In the summer of 2000 I spent three weeks in Salzburg, Austria, studying the city’s art, architecture and history. One evening we attended a Mass at St Peter’s Abbey Church. Nestled in the heart of the city, the sanctuary is grand and ornate, every surface intricately painted, carved or wrapped in gold. The choir sang a Bach Mass and it sounded as if the heavens themselves were singing. Although we each came from different religious backgrounds, each member of our class felt transported by the experience.
Afterward, we walked across the courtyard to the St. Peter Stiftskeller, one of the oldest continuously operating restaurants in Europe. We drank local wine, ate decadent dessert and laughed until we couldn’t stop. At the end of the evening I said that we had gone from the sacred to the silly in 15 steps, and the phrase caught on in our group. Sacred to silly: two opposites on a spectrum.

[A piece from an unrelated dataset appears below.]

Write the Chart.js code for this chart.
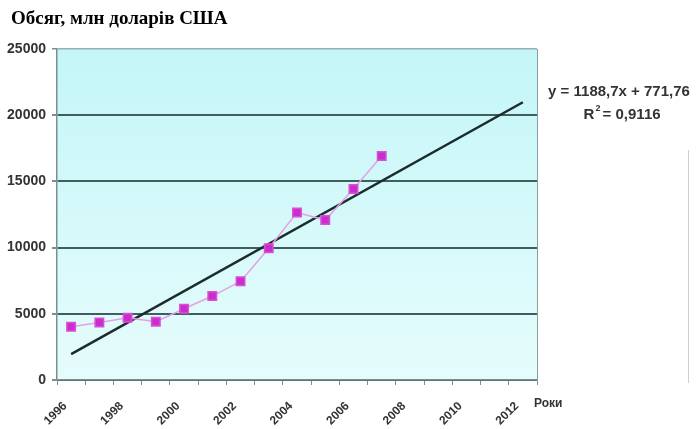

Since then, I’ve come to see more and more that the two are not so separate. We have the opportunity to encounter God in everything. The sacred--that which is of God or related to God—does not only exist in beautiful cathedrals or in glorious music. Certainly there are times that call for reverence and times that call for laughter; times for us to sing somberly and times for us to sing joyously. But each experience is a chance to encounter God.
The laughter we shared around that table in an old restaurant was sacred. Our hike down the Alps, complete with a snowball fight in July, was sacred. Our tour of a WWII concentration camp was sacred, painfully so. Our walk to a pilgrimage church in a meadow of wildflowers was sacred too. God is over and through and within all.
Prayer: God of all, thank you for the breadth of human experience. Tune our hearts to sense your presence in all of it. Tune our lives to reflect your presence and our voices to sing your praise. Amen.